DATA EXCERPT:
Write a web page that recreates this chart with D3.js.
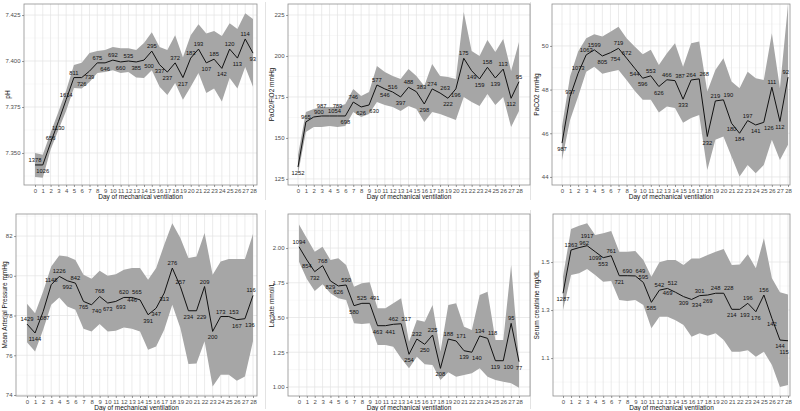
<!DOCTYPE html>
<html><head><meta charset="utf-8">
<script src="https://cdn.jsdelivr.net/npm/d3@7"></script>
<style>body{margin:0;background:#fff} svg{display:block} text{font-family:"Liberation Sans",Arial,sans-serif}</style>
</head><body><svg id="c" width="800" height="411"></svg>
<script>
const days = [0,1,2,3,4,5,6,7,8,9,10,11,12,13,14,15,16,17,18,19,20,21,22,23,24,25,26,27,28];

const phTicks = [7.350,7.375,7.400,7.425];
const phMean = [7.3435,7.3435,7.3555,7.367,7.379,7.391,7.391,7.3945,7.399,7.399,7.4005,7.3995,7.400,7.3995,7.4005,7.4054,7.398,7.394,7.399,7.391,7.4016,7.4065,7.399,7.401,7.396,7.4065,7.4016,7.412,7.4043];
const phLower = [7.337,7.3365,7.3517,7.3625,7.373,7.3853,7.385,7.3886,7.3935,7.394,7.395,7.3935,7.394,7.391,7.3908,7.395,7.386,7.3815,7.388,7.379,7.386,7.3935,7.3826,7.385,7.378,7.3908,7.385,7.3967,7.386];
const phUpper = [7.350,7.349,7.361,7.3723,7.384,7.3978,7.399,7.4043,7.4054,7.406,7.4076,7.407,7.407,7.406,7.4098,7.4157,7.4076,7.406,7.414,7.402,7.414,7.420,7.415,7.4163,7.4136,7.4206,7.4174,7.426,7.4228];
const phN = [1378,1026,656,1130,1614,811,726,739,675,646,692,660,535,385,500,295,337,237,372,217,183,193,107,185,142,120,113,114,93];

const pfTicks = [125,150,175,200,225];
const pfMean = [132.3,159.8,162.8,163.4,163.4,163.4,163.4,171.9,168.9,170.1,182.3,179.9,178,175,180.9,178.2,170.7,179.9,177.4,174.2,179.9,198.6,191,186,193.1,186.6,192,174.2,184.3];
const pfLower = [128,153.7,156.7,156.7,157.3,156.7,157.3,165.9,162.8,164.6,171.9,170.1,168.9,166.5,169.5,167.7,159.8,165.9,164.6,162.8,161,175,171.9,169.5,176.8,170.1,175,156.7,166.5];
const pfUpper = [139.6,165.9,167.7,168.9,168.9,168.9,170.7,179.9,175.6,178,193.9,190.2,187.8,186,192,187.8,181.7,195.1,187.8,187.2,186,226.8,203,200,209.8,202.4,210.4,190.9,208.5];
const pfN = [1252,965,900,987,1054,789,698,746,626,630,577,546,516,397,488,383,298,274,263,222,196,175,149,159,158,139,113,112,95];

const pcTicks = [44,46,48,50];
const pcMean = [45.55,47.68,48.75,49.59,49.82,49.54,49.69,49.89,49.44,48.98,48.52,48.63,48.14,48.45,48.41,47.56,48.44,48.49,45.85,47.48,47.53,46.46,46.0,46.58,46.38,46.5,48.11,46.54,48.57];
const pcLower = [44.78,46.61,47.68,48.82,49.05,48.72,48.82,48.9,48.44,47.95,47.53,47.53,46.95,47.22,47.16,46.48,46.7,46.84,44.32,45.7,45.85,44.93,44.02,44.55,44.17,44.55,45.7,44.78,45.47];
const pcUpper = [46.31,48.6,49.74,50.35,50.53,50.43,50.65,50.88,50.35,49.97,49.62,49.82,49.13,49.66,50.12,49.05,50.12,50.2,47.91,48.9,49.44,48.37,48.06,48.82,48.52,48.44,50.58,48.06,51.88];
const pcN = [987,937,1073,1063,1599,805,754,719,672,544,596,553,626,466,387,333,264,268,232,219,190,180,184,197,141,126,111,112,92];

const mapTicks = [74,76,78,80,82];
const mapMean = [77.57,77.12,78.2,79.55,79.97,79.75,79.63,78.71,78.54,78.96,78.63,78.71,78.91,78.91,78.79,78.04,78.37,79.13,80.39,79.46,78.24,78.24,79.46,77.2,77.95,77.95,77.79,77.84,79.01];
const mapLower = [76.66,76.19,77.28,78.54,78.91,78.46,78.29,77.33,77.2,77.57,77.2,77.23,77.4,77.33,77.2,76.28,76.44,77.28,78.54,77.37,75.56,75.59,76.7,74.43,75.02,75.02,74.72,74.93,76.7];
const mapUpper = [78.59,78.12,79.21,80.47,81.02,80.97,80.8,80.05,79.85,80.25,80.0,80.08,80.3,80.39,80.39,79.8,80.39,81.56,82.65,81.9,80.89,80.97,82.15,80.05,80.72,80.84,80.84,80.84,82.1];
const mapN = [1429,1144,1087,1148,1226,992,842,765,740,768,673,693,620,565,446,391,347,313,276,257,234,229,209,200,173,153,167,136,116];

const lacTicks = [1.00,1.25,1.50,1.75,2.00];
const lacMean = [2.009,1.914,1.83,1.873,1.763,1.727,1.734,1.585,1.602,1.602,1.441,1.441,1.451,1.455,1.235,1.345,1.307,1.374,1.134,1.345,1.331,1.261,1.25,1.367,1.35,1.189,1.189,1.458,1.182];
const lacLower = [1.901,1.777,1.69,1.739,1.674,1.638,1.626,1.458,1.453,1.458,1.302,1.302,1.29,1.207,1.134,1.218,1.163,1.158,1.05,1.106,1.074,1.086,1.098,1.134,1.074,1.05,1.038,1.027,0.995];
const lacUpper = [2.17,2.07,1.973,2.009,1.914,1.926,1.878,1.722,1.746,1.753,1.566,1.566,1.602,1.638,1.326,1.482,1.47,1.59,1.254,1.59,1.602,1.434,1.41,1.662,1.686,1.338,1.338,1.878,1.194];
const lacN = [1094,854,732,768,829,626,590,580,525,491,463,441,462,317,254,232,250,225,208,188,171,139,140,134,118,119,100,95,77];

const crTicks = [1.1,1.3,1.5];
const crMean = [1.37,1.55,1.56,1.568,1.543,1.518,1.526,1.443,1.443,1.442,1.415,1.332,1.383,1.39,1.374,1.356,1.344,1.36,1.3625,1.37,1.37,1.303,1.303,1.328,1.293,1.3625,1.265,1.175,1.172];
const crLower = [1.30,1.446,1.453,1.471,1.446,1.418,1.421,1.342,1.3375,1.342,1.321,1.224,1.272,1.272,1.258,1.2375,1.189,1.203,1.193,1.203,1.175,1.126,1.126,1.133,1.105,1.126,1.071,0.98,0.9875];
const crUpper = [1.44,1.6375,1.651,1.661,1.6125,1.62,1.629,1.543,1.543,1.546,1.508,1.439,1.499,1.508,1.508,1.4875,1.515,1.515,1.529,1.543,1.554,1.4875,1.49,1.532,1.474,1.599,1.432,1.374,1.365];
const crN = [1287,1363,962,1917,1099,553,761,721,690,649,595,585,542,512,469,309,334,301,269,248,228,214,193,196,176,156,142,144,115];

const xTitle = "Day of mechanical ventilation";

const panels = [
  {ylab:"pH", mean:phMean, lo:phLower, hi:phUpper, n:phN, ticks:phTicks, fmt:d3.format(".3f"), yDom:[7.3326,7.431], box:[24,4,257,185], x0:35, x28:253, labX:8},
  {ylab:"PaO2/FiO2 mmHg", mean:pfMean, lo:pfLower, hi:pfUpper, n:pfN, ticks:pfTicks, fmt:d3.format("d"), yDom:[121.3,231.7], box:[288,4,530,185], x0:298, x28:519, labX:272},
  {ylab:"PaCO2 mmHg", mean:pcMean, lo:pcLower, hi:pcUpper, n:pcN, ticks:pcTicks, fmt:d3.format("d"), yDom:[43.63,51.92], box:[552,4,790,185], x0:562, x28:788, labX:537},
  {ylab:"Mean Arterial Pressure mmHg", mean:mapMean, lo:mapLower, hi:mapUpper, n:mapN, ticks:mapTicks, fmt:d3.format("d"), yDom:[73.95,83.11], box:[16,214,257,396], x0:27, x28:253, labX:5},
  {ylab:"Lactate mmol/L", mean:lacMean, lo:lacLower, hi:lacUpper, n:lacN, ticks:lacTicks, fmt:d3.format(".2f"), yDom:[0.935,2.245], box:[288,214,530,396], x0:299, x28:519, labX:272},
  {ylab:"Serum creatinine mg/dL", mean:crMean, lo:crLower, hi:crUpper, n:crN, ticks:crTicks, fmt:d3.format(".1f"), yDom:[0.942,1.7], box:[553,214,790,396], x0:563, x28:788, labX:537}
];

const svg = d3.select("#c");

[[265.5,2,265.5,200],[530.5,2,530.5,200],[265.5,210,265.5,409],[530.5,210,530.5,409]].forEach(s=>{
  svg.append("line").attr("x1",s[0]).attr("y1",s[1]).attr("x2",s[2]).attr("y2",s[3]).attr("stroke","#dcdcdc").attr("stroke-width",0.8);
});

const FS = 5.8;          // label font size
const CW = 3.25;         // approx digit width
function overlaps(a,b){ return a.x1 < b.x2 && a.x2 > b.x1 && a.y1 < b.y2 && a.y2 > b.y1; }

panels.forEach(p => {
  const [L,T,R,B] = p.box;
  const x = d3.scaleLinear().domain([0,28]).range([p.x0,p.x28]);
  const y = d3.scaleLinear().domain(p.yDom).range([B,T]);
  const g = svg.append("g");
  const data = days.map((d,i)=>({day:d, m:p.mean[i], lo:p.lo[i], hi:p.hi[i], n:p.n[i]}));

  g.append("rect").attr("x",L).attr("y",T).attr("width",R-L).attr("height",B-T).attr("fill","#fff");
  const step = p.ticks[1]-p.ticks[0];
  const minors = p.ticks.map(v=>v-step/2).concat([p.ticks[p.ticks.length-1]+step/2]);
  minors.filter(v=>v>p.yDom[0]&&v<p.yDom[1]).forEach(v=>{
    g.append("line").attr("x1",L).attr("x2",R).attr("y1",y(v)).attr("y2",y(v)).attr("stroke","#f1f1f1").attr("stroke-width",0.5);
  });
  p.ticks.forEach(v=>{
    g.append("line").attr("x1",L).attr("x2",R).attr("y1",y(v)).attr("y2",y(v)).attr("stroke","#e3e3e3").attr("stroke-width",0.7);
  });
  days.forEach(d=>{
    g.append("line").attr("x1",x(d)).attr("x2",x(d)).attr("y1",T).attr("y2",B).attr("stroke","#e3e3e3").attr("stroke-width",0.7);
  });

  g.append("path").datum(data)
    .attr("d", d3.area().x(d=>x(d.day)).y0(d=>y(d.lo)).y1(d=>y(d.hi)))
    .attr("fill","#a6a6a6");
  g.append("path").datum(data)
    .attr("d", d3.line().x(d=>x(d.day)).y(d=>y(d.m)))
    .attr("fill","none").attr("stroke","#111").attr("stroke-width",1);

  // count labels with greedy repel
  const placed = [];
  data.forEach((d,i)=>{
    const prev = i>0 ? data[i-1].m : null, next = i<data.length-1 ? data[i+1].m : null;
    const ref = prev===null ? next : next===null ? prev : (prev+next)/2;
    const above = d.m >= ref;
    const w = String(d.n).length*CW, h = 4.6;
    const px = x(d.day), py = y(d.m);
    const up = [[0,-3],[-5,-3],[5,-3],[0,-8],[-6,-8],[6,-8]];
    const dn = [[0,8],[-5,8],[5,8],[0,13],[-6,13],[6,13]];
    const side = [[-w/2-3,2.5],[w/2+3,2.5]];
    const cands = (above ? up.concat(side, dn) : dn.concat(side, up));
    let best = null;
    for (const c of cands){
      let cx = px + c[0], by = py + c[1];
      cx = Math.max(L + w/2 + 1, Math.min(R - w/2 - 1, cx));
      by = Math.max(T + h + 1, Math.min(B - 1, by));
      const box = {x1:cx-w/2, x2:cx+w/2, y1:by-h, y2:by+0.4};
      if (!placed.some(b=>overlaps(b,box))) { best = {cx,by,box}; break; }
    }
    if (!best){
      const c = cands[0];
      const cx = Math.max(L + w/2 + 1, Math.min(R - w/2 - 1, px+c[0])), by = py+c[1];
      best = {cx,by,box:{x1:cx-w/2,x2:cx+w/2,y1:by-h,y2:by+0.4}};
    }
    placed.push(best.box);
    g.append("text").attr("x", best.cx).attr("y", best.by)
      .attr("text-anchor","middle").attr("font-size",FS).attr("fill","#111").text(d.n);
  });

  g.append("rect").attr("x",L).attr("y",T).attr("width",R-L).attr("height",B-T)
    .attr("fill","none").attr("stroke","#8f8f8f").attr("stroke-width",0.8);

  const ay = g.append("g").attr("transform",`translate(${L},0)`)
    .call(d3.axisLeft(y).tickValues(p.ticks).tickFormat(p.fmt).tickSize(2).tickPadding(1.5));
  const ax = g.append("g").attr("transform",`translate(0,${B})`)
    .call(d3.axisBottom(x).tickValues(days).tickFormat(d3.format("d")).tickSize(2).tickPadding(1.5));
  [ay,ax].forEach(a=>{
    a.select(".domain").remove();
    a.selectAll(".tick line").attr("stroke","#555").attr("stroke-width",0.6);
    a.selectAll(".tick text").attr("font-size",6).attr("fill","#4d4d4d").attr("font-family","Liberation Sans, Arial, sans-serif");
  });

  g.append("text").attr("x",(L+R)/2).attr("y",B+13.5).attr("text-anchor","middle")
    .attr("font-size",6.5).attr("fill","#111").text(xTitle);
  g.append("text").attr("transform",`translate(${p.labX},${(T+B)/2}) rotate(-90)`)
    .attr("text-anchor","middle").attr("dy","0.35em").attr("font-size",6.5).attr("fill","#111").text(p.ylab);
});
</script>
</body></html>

AIM OF THE EXERCISE:
Which lines contain "with"? Show each of them.

COMPLETED EXERCISE:
Write a web page that recreates this chart with D3.js.
  // count labels with greedy repel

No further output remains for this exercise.